Performance

tenferro is designed so the common fast path is also the normal user path: keep tensors lazy, reuse one engine, and let the backend handle execution details.

Column-major storage

tenferro stores dense tensors in column-major order. That is the biggest difference PyTorch and JAX users usually need to internalize first.

use tenferro::TracedTensor;

let a = TracedTensor::from_vec(vec![2, 3], vec![1.0_f64, 2.0, 3.0, 4.0, 5.0, 6.0]);

This means the logical matrix is:

[[1, 3, 5],
 [2, 4, 6]]

not:

[[1, 2, 3],
 [4, 5, 6]]

If you are porting examples from PyTorch or JAX, check the flat-data order first.

Control CPU thread count

Use CpuBackend::with_threads(n) when you want explicit CPU parallelism control.

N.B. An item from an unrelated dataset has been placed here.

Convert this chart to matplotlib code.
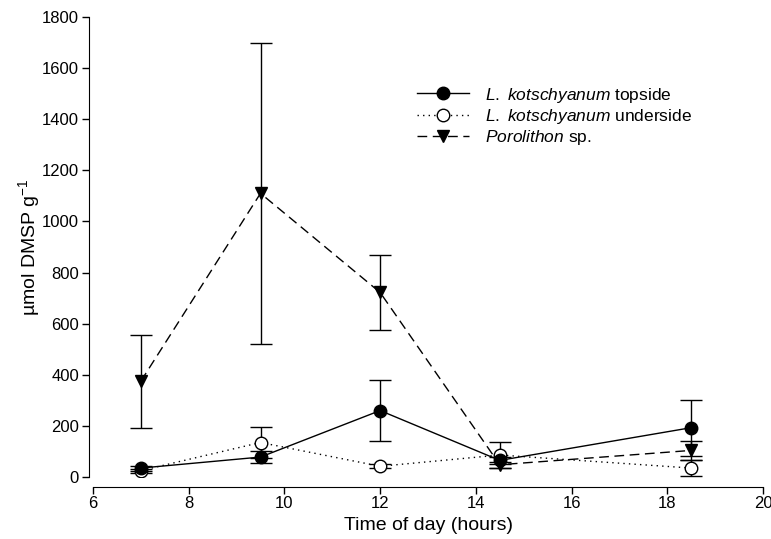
import matplotlib
matplotlib.use("Agg")
import matplotlib.pyplot as plt
from matplotlib.lines import Line2D

plt.rcParams['font.family'] = ['Liberation Sans', 'DejaVu Sans']
plt.rcParams['mathtext.fontset'] = 'custom'
plt.rcParams['mathtext.rm'] = 'Liberation Sans'
plt.rcParams['mathtext.it'] = 'Liberation Sans:italic'

hours = [7, 9.5, 12, 14.5, 18.5]

top_mean = [35, 78, 260, 65, 193]
top_err = [10, 22, 120, 15, 110]

under_mean = [25, 135, 42, 86, 35]
under_err = [8, 62, 8, 52, 30]

poro_mean = [375, 1110, 722, 48, 104]
poro_err = [182, 590, 148, 12, 38]

fig = plt.figure(figsize=(7.71, 5.39), dpi=100)
ax = fig.add_axes([93/771, 1 - 477/539, 670/771, 460/539])

ebkw = dict(ecolor="black", elinewidth=1.0, capsize=8, capthick=1.0)
dash = (0, (7, 4))
dot = (0, (1, 3))

ax.errorbar(hours, poro_mean, yerr=poro_err, color="black", linestyle=dash,
            linewidth=1.0, marker="v", markersize=9, markerfacecolor="black", **ebkw)
ax.errorbar(hours, under_mean, yerr=under_err, color="black", linestyle=dot,
            linewidth=1.0, marker="o", markersize=9, markerfacecolor="white",
            markeredgewidth=1.0, **ebkw)
ax.errorbar(hours, top_mean, yerr=top_err, color="black", linestyle="-",
            linewidth=1.0, marker="o", markersize=9, markerfacecolor="black", **ebkw)

ax.set_xlim(6, 20)
ax.set_ylim(0, 1800)
ax.set_xticks(range(6, 21, 2))
ax.set_yticks(range(0, 1801, 200))

for s in ["top", "right"]:
    ax.spines[s].set_visible(False)
ax.spines["left"].set_position(("outward", 3))
ax.spines["bottom"].set_position(("outward", 7))
ax.tick_params(direction="out", length=5, width=1, labelsize=12, pad=2)

ax.set_xlabel("Time of day (hours)", fontsize=14, labelpad=4)
ax.set_ylabel("\u00b5mol DMSP g$^{-1}$", fontsize=14, labelpad=0)

handles = [
    Line2D([], [], color="black", linestyle="-", linewidth=1.0, marker="o",
           markersize=9, markerfacecolor="black"),
    Line2D([], [], color="black", linestyle=dot, linewidth=1.0, marker="o",
           markersize=9, markerfacecolor="white"),
    Line2D([], [], color="black", linestyle=dash, linewidth=1.0, marker="v",
           markersize=9, markerfacecolor="black"),
]
labels = ["$\\mathit{L.\\ kotschyanum}$ topside",
          "$\\mathit{L.\\ kotschyanum}$ underside",
          "$\\mathit{Porolithon}$ sp."]
ax.legend(handles, labels, loc="upper left", bbox_to_anchor=(0.46, 0.885),
          frameon=False, fontsize=12.5, handlelength=3.0, handletextpad=0.9,
          labelspacing=0.12)

plt.savefig("out.png", dpi=100)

use tenferro::{CpuBackend, Engine};

let mut engine = Engine::new(CpuBackend::with_threads(4));

Reuse the same engine

Engine is the right place to keep around between evaluations. In practice that means:

  • Create one engine per workload or benchmark run.
  • Reuse it across repeated evaluations.
  • Avoid rebuilding the engine in tight loops unless you need to reset backend state.

Buffer reuse is automatic

You do not need to manage scratch buffers manually. Keep your code simple, reuse the same Engine, and let tenferro reuse temporary storage behind the scenes.

Einsum path optimization

For multi-input contractions, tenferro chooses a contraction order automatically and caches it on the engine. The normal advice is:

  • Start with plain einsum(&mut engine, ...).
  • Reuse the same engine for repeated shapes and subscripts.
  • Benchmark before trying to outsmart the optimizer.